(CBS)-Former passengers are suing Carnival-owned cruise lines and accusing company management and crew members of knowingly exposing them to coronavirus. In one case, the decision to continue boarding passengers caused a customer’s death, lawyers representing a family said.
The most recent case, filed this week, involves Susan and Michael Dorety of Texas, who boarded a Princess Cruise Line ship February 21. Michael Dorety became ill while on board, according to court documents. He later died from coronavirus complications and Susan contracted the disease COVID-19, said Rusty Hardin, a Houston lawyer representing the couple.
“It is shocking to me that a cruise line that had just discharged coronavirus-infected passengers took on board a new group of passengers to then mingle with others who had been exposed,” Hardin said in a statement, referencing the February COVID-19 outbreak on a cruise ship in Japan. “Princess had notice of the dangers. The Doretys did not.”

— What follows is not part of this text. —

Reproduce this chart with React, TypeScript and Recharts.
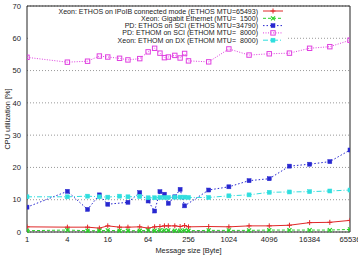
import React from 'react';
import { LineChart, Line, XAxis, YAxis, CartesianGrid, ReferenceArea, Legend } from 'recharts';

const sizes = [1, 4, 8, 12, 16, 24, 32, 48, 64, 80, 96, 112, 128, 160, 192, 224, 256, 512, 1024, 2048, 4096, 8192, 16384, 32768, 65536];
const ipoibCpu = [1.6, 1.5, 1.5, 1.2, 1.9, 1.5, 1.5, 1.6, 1.2, 1.6, 1.7, 1.9, 1.9, 1.9, 1.7, 2.0, 1.6, 1.7, 1.6, 1.9, 1.9, 2.1, 2.9, 3.0, 3.6];
const gigeCpu = [0.4, 0.6, 0.4, 0.4, 0.5, 0.4, 0.4, 0.4, 0.5, 0.4, 0.5, 0.5, 0.5, 0.4, 0.4, 0.5, 0.4, 0.5, 0.5, 0.5, 0.6, 0.6, 0.6, 0.6, 0.8];
const ethosSciCpu = [7.7, 12.6, 7.0, 11.5, 8.6, null, 9.2, 12.2, 9.6, 6.5, 12.5, 11.7, 8.9, 10.9, 13.2, 8.1, null, 13.0, 14.0, 15.9, 16.5, 20.4, 21.0, 21.8, 25.4];
const ethomSciCpu = [54.1, 52.6, 52.9, 54.5, 54.2, 53.8, 53.3, 53.7, 55.8, 56.9, 55.4, 54.0, 54.2, 54.7, 53.9, 55.3, 53.0, 52.7, 56.7, 54.8, 55.2, 55.4, 56.9, 57.4, 59.4];
const ethomDxCpu = [10.9, 10.9, 11.1, 10.9, 10.8, 11.1, 10.9, 11.0, 10.6, 10.6, 10.7, 10.7, 10.7, 10.8, 10.8, 10.8, 10.7, 10.7, 11.2, 11.5, 12.3, 12.4, 12.5, 12.7, 13.0];

const seriesNames = [
  'Xeon: ETHOS on IPoIB connected mode (ETHOS MTU=65493)',
  'Xeon: Gigabit Ethernet (MTU=  1500)',
  'PD: ETHOS on SCI (ETHOS MTU=34790)',
  'PD: ETHOM on SCI (ETHOM MTU=  8000)',
  'Xeon: ETHOM on DX (ETHOM MTU=  8000)',
];
const xTicks = [1, 4, 16, 64, 256, 1024, 4096, 16384, 65536];
const yTicks = [0, 10, 20, 30, 40, 50, 60, 70];

const keys = ['ipoib', 'gige', 'ethosSci', 'ethomSci', 'ethomDx'];
const colors = ['#e02828', '#28d028', '#2828d0', '#e040e0', '#30dede'];
const dashes = [undefined, '3 2', '1.5 2', '1 1.5', '5 2 1 2'];
const markers = ['plus', 'cross', 'fsquare', 'osquare', 'fsquare'];

const data = sizes.map((s, i) => ({
  size: s,
  ipoib: ipoibCpu[i],
  gige: gigeCpu[i],
  ethosSci: ethosSciCpu[i],
  ethomSci: ethomSciCpu[i],
  ethomDx: ethomDxCpu[i],
}));

const FONT = 'Liberation Sans, Arial, sans-serif';

function Marker({ cx, cy, kind, color }: { cx: number; cy: number; kind: string; color: string }) {
  const r = 2.5;
  if (kind === 'plus') {
    return (
      <g stroke={color} strokeWidth={1}>
        <line x1={cx - r} y1={cy} x2={cx + r} y2={cy} />
        <line x1={cx} y1={cy - r} x2={cx} y2={cy + r} />
      </g>
    );
  }
  if (kind === 'cross') {
    return (
      <g stroke={color} strokeWidth={1.2}>
        <line x1={cx - 2} y1={cy - 2} x2={cx + 2} y2={cy + 2} />
        <line x1={cx - 2} y1={cy + 2} x2={cx + 2} y2={cy - 2} />
      </g>
    );
  }
  if (kind === 'osquare') {
    return <rect x={cx - 2.2} y={cy - 2.2} width={4.4} height={4.4} fill="none" stroke={color} strokeWidth={1} />;
  }
  return <rect x={cx - 2} y={cy - 2} width={4} height={4} fill={color} stroke={color} strokeWidth={0.5} />;
}

const makeDot = (kind: string, color: string) => (props: any) => {
  const { cx, cy, index, value } = props;
  if (cx == null || cy == null || value == null || isNaN(cy)) return <g key={`d${index}`} />;
  return (
    <g key={`d${index}`}>
      <Marker cx={cx} cy={cy} kind={kind} color={color} />
    </g>
  );
};

function LegendBox() {
  const rowY = [11, 18.3, 25.6, 32.9, 40.2];
  return (
    <svg width={358} height={48} style={{ display: 'block' }}>
      <rect x={28} y={7} width={259} height={37} fill="#fff" />
      {seriesNames.map((name, i) => (
        <g key={name}>
          <text
            x={258}
            y={rowY[i]}
            textAnchor="end"
            dominantBaseline="central"
            fontSize={7.05}
            fontFamily={FONT}
            fill="#222"
            style={{ whiteSpace: 'pre' }}
          >
            {name}
          </text>
          <line x1={263} x2={283} y1={rowY[i]} y2={rowY[i]} stroke={colors[i]} strokeWidth={1} strokeDasharray={dashes[i]} />
          <Marker cx={273} cy={rowY[i]} kind={markers[i]} color={colors[i]} />
        </g>
      ))}
    </svg>
  );
}

function YLabel(props: any) {
  const vb = props.viewBox || { x: 0, y: 6, width: 27, height: 226 };
  const x = vb.x + 7;
  const y = vb.y + vb.height / 2;
  return (
    <text x={x} y={y} transform={`rotate(-90 ${x} ${y})`} textAnchor="middle" dominantBaseline="central" fontSize={7.4} fontFamily={FONT} fill="#222">
      CPU utilization [%]
    </text>
  );
}

function XLabel(props: any) {
  const vb = props.viewBox || { x: 27, y: 232, width: 323, height: 23 };
  const x = vb.x + vb.width / 2;
  const y = vb.y + 18;
  return (
    <text x={x} y={y} textAnchor="middle" dominantBaseline="central" fontSize={7.4} fontFamily={FONT} fill="#222">
      Message size [Byte]
    </text>
  );
}

export default function App() {
  return (
    <div style={{ position: 'absolute', left: 0, top: 0, width: 358, height: 255, background: '#fff' }}>
      <LineChart width={358} height={255} data={data} margin={{ top: 6, right: 8, bottom: 0, left: 0 }}>
        <CartesianGrid vertical={false} horizontal stroke="#999" strokeDasharray="1 2" />
        <XAxis
          dataKey="size"
          type="number"
          scale="log"
          domain={[1, 65536]}
          allowDataOverflow
          ticks={xTicks}
          interval={0}
          height={23}
          tickLine={false}
          axisLine={false}
          tickSize={3}
          tickMargin={2}
          tick={{ fontSize: 7.6, fontFamily: FONT, fill: '#222' }}
          label={<XLabel />}
        />
        <YAxis
          type="number"
          domain={[0, 70]}
          ticks={yTicks}
          interval={0}
          width={27}
          tickLine={false}
          axisLine={false}
          tickSize={4}
          tickMargin={2}
          tick={{ fontSize: 7.6, fontFamily: FONT, fill: '#222' }}
          label={<YLabel />}
        />
        <ReferenceArea x1={1} x2={65536} y1={0} y2={70} fill="none" stroke="#222" strokeWidth={1} ifOverflow="visible" />
        {keys.map((k, i) => (
          <Line
            key={k}
            dataKey={k}
            name={seriesNames[i]}
            stroke={colors[i]}
            strokeWidth={1}
            strokeDasharray={dashes[i]}
            connectNulls
            isAnimationActive={false}
            dot={makeDot(markers[i], colors[i])}
            activeDot={false}
          />
        ))}
        <Legend
          verticalAlign="middle"
          layout="horizontal"
          content={() => <LegendBox />}
          wrapperStyle={{ position: 'absolute', left: 0, top: 0, width: 358, height: 48 }}
        />
      </LineChart>
    </div>
  );
}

Missouri couple Debra and Michael Dalton are also suing Princess Cruise Lines. They allege the ship’s crew members knew about the outbreak, but didn’t do enough to safeguard them from exposure during their trip to Hawaii. Passengers “were simply asked to fill out a piece of paper confirming they were not sick” when boarding the ship, court documents state.
“Despite the knowledge and experience it had with the outbreak of the disease on the Diamond Princess just a mere three weeks prior to the February 21 cruise, Princess Cruise did not have proper screening protocol in place to minimize the risk of exposure of the disease to its passengers and crew,” the lawsuit states.
Carnival, which owns Princess and Costa cruise lines, did not return CBS MoneyWatch’s requests for comment.
Lawsuits are piling up as the cruise industry is suffering from the coronavirus pandemic’s impact on business. The U.S. Department of State has advised Americans not to board cruise ships. Fewer customers have cost U.S. cruise lines nearly $750 million cost since January, according to company financial reports.
Cruise lines were also left out of the nearly $2 trillion federal stimulus package, in part because they aren’t technically U.S. companies. Carnival Corp., for instance, is based in Panama.
Still, passengers might have a tough time winning their cases, said Morningstar analyst Jaime Katz. That’s because cruise lines make passengers sign a contract before boarding that releases them from certain liabilities, including death.
Courts typically ignore those clauses once a case goes before a judge, said Jeremiah Lowe, a San Diego lawyer representing Arizona couple James and Kelea Nevis in their lawsuit against Costa Cruises, a subsidiary of Carnival Corp. Lowe said those liability clauses are void once a ship docks at a U.S. port.
“They continue to put them in their contracts, probably to discourage people from bringing lawsuits, but they are not being upheld,” Lowe said.
The Nevis lawsuit alleges that crew members knew a passenger had coronavirus symptoms but didn’t advise others to isolate themselves in their rooms. James and Kelea Nevis tested positive for COVID-19 after docking February 29 and are now at home recovering, Lowe said.
Even after docking, the ship that carried the Nevises took another 20-day cruisewith some of the same passengers from the previous voyage, the lawsuit alleges. Lowe called that decision a “systematic failure to protect passengers and the public at large.”
“You wonder at what point are the cruise liners going to figure out that you have to have protocols in place,” he said. “I mean, they’re common carriers, but really they’re floating cities.”